Plows and sanders are on standby throughout Whatcom County, as lowland snow looms in the forecast for the second weekend in a row.
A mix of rain and snow could start early Saturday morning, as the forecast calls for the snow level to dip to 500 feet and then drop to around sea level at night when temperatures hover around freezing, National Weather Service meteorologist Jay Neher said.
On Sunday, there is a 60 percent chance for snow during the day, with highs in the mid- to upper 30s. But it shouldn't be round two of the heavy snowfall the county got last weekend.
"There might be some snow, but I don't think it'll be the same kind of amounts," Neher said.
With temperatures warming up Sunday night, the snow should turn to rain by the time the workweek resumes, which should be a relief for drivers on their Monday morning commute.
"The question is always timing, when will it turn to rain," Neher said. "Definitely by Monday it's rain."
Whatcom County Public Works crews are ready for whatever Mother Nature has in store this time. The county usually has nine vehicles ready for snow and ice, most of which don't normally have plows attached.
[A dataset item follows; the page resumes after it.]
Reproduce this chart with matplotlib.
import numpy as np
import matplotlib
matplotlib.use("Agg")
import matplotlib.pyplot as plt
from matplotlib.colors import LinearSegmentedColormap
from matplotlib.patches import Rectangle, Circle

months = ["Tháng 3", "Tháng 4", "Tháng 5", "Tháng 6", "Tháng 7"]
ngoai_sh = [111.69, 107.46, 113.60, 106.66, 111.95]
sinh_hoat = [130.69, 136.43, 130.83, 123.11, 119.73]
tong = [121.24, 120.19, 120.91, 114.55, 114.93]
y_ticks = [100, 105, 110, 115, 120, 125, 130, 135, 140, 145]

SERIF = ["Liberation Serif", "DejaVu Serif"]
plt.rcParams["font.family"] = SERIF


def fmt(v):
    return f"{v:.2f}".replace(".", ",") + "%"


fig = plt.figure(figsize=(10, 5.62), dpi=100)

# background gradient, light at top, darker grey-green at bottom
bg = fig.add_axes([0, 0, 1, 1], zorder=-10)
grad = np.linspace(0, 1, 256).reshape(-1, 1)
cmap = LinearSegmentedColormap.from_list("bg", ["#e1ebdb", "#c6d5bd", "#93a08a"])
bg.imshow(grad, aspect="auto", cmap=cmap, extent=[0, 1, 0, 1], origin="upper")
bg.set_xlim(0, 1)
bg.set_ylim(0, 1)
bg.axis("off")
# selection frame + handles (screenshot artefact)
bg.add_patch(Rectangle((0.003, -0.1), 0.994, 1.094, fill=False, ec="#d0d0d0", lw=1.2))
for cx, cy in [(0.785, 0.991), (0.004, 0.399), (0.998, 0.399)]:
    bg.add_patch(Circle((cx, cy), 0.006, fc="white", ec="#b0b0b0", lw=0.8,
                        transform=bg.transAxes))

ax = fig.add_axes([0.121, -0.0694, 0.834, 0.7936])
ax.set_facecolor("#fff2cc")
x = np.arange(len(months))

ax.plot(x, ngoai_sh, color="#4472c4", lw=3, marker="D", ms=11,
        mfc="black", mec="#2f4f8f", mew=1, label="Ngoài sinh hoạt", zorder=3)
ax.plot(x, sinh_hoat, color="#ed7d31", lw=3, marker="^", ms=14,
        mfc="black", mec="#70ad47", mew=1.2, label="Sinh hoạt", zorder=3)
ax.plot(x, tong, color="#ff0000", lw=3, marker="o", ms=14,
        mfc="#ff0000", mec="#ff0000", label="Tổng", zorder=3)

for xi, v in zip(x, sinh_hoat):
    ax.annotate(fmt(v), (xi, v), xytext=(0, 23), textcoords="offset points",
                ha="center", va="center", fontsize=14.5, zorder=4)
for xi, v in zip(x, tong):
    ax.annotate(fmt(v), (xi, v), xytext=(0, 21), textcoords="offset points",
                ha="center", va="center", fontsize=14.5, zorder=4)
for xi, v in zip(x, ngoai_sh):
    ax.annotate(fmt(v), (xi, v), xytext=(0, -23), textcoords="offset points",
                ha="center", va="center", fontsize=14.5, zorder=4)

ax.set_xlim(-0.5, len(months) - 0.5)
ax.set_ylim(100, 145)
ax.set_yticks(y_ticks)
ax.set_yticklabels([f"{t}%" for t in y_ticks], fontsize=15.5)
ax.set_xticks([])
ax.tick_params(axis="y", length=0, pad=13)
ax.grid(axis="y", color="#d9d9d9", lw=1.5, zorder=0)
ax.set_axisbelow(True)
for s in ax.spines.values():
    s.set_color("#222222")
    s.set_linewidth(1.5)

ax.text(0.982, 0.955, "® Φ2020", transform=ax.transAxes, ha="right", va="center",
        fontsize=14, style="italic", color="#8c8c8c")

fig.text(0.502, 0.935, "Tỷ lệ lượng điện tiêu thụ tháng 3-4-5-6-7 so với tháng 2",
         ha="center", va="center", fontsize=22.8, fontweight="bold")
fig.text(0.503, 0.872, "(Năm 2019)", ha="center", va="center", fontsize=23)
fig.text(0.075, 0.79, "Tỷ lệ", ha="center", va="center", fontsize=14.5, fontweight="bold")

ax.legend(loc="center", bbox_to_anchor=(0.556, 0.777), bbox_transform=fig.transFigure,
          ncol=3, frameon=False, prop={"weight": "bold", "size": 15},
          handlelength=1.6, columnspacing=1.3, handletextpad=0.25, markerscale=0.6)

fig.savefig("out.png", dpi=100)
After last weekend's dumping of snow, though, the county has about a dozen trucks ready with plows on the front and sanders on the back.
"The beauty of this particular event is it's tailing the last one," said Rob Ney, assistant superintendent of maintenance and operations for Whatcom County Public Works. "We haven't decommissioned our equipment, so we're ready and prepared."
In many areas, snow was still piled high along the roadside Thursday, and Whatcom County crews were out working to plow those piles farther from the road to create wider driving lanes.
With 20 to 35 mph winds and gusts of up to 50 mph in the forecast for Friday night and winds continuing on Saturday, officials are hoping that the blustery conditions and snow don't combine to make a mess on the roads. Out in the county, strong winds can create drifts that pile up and make roads difficult to pass, especially if the drifts freeze over.
"My hope is that the moisture and wind don't collide," Ney said. "If one happens before the other, it'll be easier for us to fight."
Winds also can knock down branches and trees weighed down with snow. Those downed branches and trees can knock out power and block roads, which was part of the challenge for public works during the last storm.
"That was as much of an effort as snow removal," said Eric Johnston, assistant director of operations for Bellingham Public Works. "It was a big issue for us."